Robert Klatt
Die Behandlung von Angststörungen ist bisher problematisch. Nun wurde ein Gen entdeckt, dass im Gehirn Angstzuständen reguliert. Dies eröffnet neue Ansätze für die Entwicklung von Medikamenten zur Behandlung von Angststörungen.
Bristol (England). Laut Daten der Stiftung Gesundheitswissen sind Angststörungen in Deutschland weitverbreitet. Etwa neun Prozent der Männer und 21 Prozent der Frauen im Alter zwischen 18 und 79 Jahren erleiden innerhalb eines Jahres eine Angststörung. Zudem leiden 15 Prozent der Frauen und fünf Prozent der Männer unter einer spezifischen Angststörung (Phobie), also eine Angststörung, die durch einen bestimmten Auslöser gekennzeichnet ist.
Starke seelische Belastungen können genetische, biochemische und gestaltliche Veränderungen in den Neuronen der Amygdala, einer Gehirnregion, die für Stress-assozierte Angstzustände verantwortlich ist, hervorrufen. Diese Prozesse können zur Entstehung verschiedener Angststörungen beitragen, darunter Panikattacken und posttraumatische Belastungsstörungen.
Dennoch ist die Effektivität der gegenwärtig auf dem Markt verfügbaren Medikamente zur Angstbehandlung begrenzt, da über die Hälfte der behandelten Patienten keine vollständige Besserung erfahren. Der begrenzte Erfolg in der Entwicklung wirksamer angstlösenden Medikamente resultiert aus unserem unzureichenden Verständnis der neuronalen Netzwerke, die Ängste steuern, und der molekularen Prozesse, die zu stressbezogenen neuropsychiatrischen Zuständen führen.
Wissenschaftler der University of Bristol haben deshalb eine Studie durchgeführt, die untersucht hat, welche molekularen Prozesse im Gehirn Angstzuständen zugrunde liegen. Dabei konzentrierten sie sich auf eine Gruppe von Molekülen, sogenannte miRNAs, die in Tiermodellen untersucht wurden. Diese Molekülgruppe, die ebenfalls im menschlichen Gehirn vorhanden ist, reguliert diverse Zielproteine, die zelluläre Abläufe in der Amygdala steuern.

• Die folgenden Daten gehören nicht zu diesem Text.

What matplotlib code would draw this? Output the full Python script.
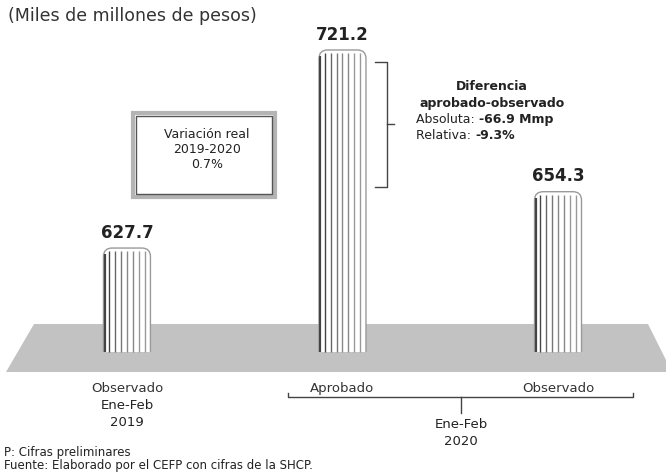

Im Anschluss an eine intensive Stresssituation konnten die Forscher laut ihrer Publikation im Fachmagazin Nature Communications in der Amygdala von Mäusen eine Zunahme eines bestimmten Moleküls, das als miR483-5p bekannt ist, feststellen. Bemerkenswert dabei ist, dass eine erhöhte Präsenz von miR483-5p dazu führt, dass die Aktivität eines anderen Gens, Pgap2, reduziert wird. Dieses Gen induziert wiederum Veränderungen in der neuronalen Struktur des Gehirns sowie verhaltensbezogene Veränderungen, die mit Angst assoziiert sind. Die Wissenschaftler konnten nachweisen, dass miR-483-5p als molekularer Regulator wirkt, der stressinduzierte Veränderungen in der Amygdala ausbalanciert und so zur Linderung von Angst beiträgt.
Die Aufdeckung eines neuen Signalwegs in der Amygdala, bestehend aus miR483-5p und Pgap2, durch den das Gehirn auf Stress reagiert, ist ein erster wichtiger Schritt zur Entwicklung neuer, wirksamer und dringend benötigter Therapien zur Behandlung von Angststörungen, welche diesen Signalweg verstärken.
Wie Dr. Valentina Mosienko erklärt, kann Stress den Beginn mehrerer neuropsychiatrischer Zustände auslösen, die auf eine schädliche Kombination von genetischen und Umweltfaktoren zurückzuführen sind. Das Gehirn kann geringfügigen Stress durch seine natürliche Anpassungsfähigkeit ausgleichen, aber heftige oder langanhaltende traumatische Ereignisse können die schützenden Mechanismen der Stressbewältigung durchbrechen und so zu pathologischen Zuständen wie Depressionen oder Angst führen.
Laut ihr sind miRNAs ideal positioniert, um komplexe neuropsychiatrische Erkrankungen wie Angst zu kontrollieren. Die molekularen und zellulären Mechanismen, die sie zur Steuerung der Stressbewältigung und Anfälligkeit einsetzen, waren bisher jedoch weitgehend unbekannt. Der in dieser Studie entdeckte miR483-5p/Pgap2-Pfad, dessen Aktivierung angstlösende Effekte hat, bietet eine hervorragende Chance für die Entwicklung von Anti-Angst-Therapien für komplexe psychiatrische Zustände beim Menschen.